The embryos listed in to_remove are not used for plotting and comparisons between Groups. There are different reasons for marking an embryo as removed. One example would be to remove embryos that already are in later stages of development when the imaging session starts. Another would be to remove unhealthy embryos, or embryos that don’t hatch, if that is a requirement for the experiment.

Inside the File menu there is an option to open the json file and change any of its parameters. Updating the file causes the entire Dataset to be recreated with the new configuration data.

Visualizing traces

The description here refers to the image on the top of the file.

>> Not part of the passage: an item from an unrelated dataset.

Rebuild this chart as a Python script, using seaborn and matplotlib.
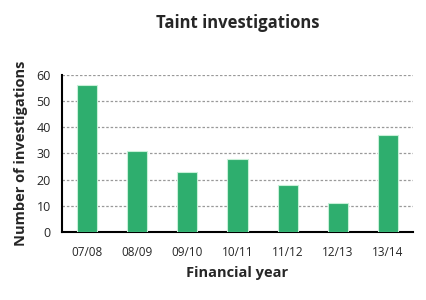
import matplotlib
matplotlib.use("Agg")
import matplotlib.pyplot as plt
import seaborn as sns
import pandas as pd
import numpy as np

years = ["07/08", "08/09", "09/10", "10/11", "11/12", "12/13", "13/14"]
investigations = [56, 31, 23, 28, 18, 11, 37]

sns.set_style("white")
plt.rcParams['font.family'] = ['Open Sans', 'DejaVu Sans']

df = pd.DataFrame({"year": years, "n": investigations})

fig = plt.figure(figsize=(4.26, 3.0), dpi=100)
ax = fig.add_axes([0.1455, 0.2267, 0.824, 0.5233])

sns.barplot(data=df, x="year", y="n", color="#2eae6e", width=0.4,
            edgecolor="#c8f0d8", linewidth=0.8, saturation=1, ax=ax, zorder=3)

ax.set_ylim(0, 60)
ax.set_xlim(-0.5, len(years) - 0.5)
ax.set_yticks(range(0, 61, 10))
ax.yaxis.grid(True, linestyle=(0, (2, 1.5)), color="#999999", linewidth=0.9, zorder=0)
ax.set_axisbelow(True)

ax.set_xticks(np.arange(-0.5, len(years), 1.0))
ax.set_xticklabels([])
ax.set_xticks(np.arange(len(years)), minor=True)
ax.set_xticklabels(years, minor=True, fontsize=8.5)
ax.tick_params(axis="x", which="minor", length=0, pad=10)
ax.tick_params(axis="x", which="major", direction="out", length=4, width=1.2, color="black")
ax.tick_params(axis="y", direction="out", length=4, width=1.2, color="black", labelsize=9, pad=4)

for s in ["top", "right"]:
    ax.spines[s].set_visible(False)
for s in ["left", "bottom"]:
    ax.spines[s].set_color("black")
    ax.spines[s].set_linewidth(1.5)

ax.set_xlabel("Financial year", fontsize=10.5, fontweight="bold", labelpad=5)
ax.set_ylabel("Number of investigations", fontsize=10.5, fontweight="bold", labelpad=6)
fig.text(0.5575, 0.925, "Taint investigations", ha="center", va="center",
         fontsize=12, fontweight="bold")

fig.savefig("out.png", dpi=100)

The top bar has buttons to change the data presentation. Below the top bar there are two sliders. The first is for the frequency cutoff, which controls how much the signal is smoothed for the finding peaks algorithm. The second is the peak width parameter, used to determine the start and end times of each peak. The sidebar presents which embryos are currently considered for plots and analysis, and which ones should be removed. You can toggle the embryo status between these two categories. In the main view you will see the DFF trace of the currently selected embryo. The pink dots represent the peak indices.

You can also visualize the signal from each channel, by clicking on the button with a > in the right of the screen. This window will present the signal from each channel and also the hatching point, which can be changed manually by dragging the line if needed.

Manually changing peak data

By pressing shift + left mouse click you can add a new peak to the plot. Because we usually have many points over the X axis, it can be hard to click exactly where we want the peak index to land. To help with this, the actual peak index after clicking in the local maximum value for a small window around the point that was clicked. By pressing CTRL + left mouse click you can remove a peak. It also works on a small X axis range just like when adding new peaks.

The peak width can also be adjusted. Click the button ‘Adjust widths’ to display handles on the peak boundaries. To change the width, just drag the line to the desired position.

The manual data is saved in peak_detection_params.json, in a key named embryos. Click ‘Clear manual data’ to remove the manual data for the current sample of all samples at once.

View embryo movies

If you haven’t removed the individual movies that were cropped from raw data, you can visualize them in the GUI.

Note

When running the pipeline, set the variable clean_up_data = False to keep the cropped movies.

The embryos must be placed inside the dataset directory, in a directory named embs.

If there are no files available to show, the GUI will simply display an error message.

If there are files, you can select one and see the movie in sync with the DFF trace.